Amplifier Selection Tips for EMC Applications
It is important to keep the following in mind when selecting an amplifier for EMC testing:
- Technology - In general EMC amplifiers are based on various technologies and functionality.
Solid state amplifiers’ design involves the biasing of RF transistors (primarily MOSFETs). Alternatively, TWT (Traveling Wave Tube) amplifiers are a specialized vacuum tube that is used in electronics to amplify radio frequency (RF) signals in the microwave range.
The choice of technology used is dependent on many factors. For high frequency applications (above 1 GHz) utilizing high power (above 100 W or so), a TWT would be the only choice currently available. High power, low frequency applications will utilize solid state technology. Additionally, some amplifiers will use solid state technology above 1 GHz, but power output will be lower than that of a TWT. It is all dependent on what your application requires.
In addition to choosing the appropriate technology, it is important to consider how the signal will be amplified. A CW amplifier continuously amplifies any signal introduced into its input, as long as it is within the operational range of the amplifier. This includes both continuous wave signals and modulated signals. Pulse amplifiers, however, will only amplify a signal introduced at the input when an additional pulsed signal is applied to a pulse input, resulting in a gating-type function for pulsed applications.
- Class of Operation – Amplifiers are classified as Class A or Class AB. Class A solid state amplifiers are generally the best choice for EMC RI and CI testing. They are the most reliable, durable, and rugged compared to other amplifier classes or types. EMC applications and test environments introduce the lack of true 50 Ω loads, so Class A amplifiers are superior due to the ability to withstand the amount of reverse power introduced into the amplifier’s output from load mismatch. Class AB amplifiers may be used, but this class’s inherent mismatch tolerance will prevent the amplifier from being useable with many common EMC transducers.
- Good Linearity and Low Harmonic Distortion - Amps with good linearity and low harmonic distortion result in clean, reproducible, and measurable signals. Class A amplifiers outperform other types in this area.
- Modulation (AM, FM, PM) Performance – Modulation of the CW signal is required by most RI and CI test standards. When selecting an amplifier, be sure to ask the amplifier manufacturer to provide data showing how modulation is reproduced and under what conditions. Comparing the reproducibility of the modulated signals should be a key point in the decision-making process.
- Multiple signal/tone applications - If planning to use multiple signals/tones or complex waveforms to speed up testing and better represent real-world threats, a single broadband amplifier is the most appropriate choice versus a multiband amplifier or multiple amplifiers. A broadband amplifier can amplify all the signals simultaneously whereas a multiband amplifier may require multiple inputs and outputs.
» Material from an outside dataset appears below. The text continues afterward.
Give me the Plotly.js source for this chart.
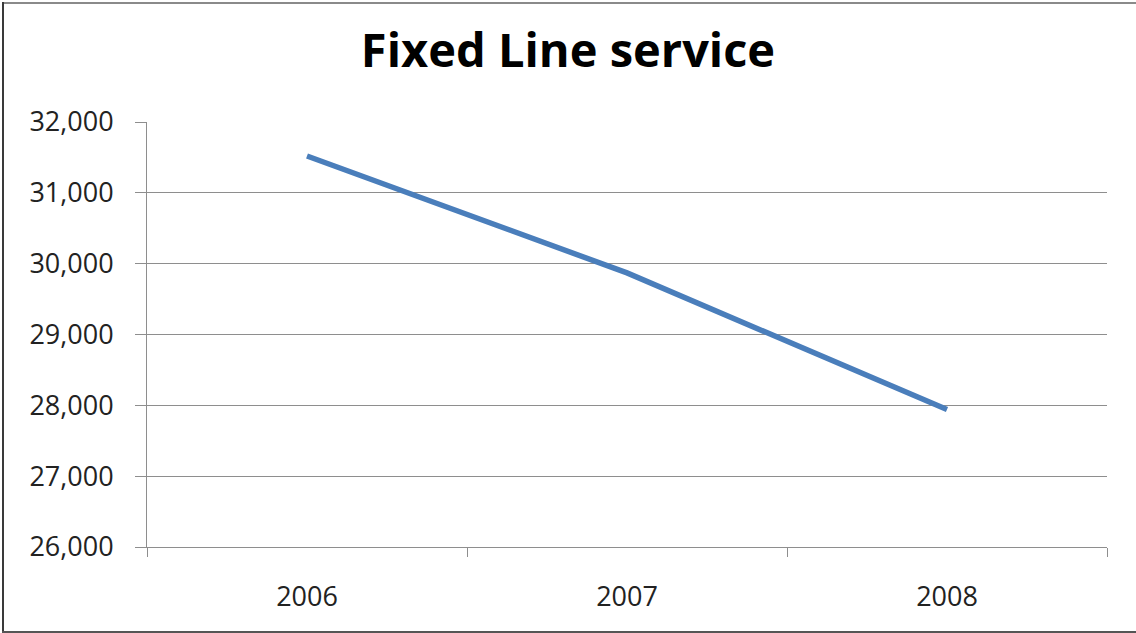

- Rated Output Power - Rated Output Power is a manufacturer-defined specification. Beware of typical, average, and maximum power level descriptions, which can be misleading. Instead, try to compare the same data across different amplifiers. If similar power data isn’t available from the specification sheet, ask the manufacturer directly for it, with an explanation of how the power measurements were derived. Just because an amplifier specification sheet states that it is rated for 400 W does not mean that the amplifier will produce 400 W across the entire frequency band.
- 1 and 3 dB Compression Points (P1dB and P3dB) - The X dB compression point (PXdB) is the output power level at which the gain decreases X dB from its constant value. Once an amplifier reaches this point, it goes into compression and becomes a non-linear device, producing distortion, harmonics and intermodulation products. The typical compression points are P1dB and P3dB. This is an important rating for applications with strict linearity requirements, such as IEC 61000-4-3 and R&D.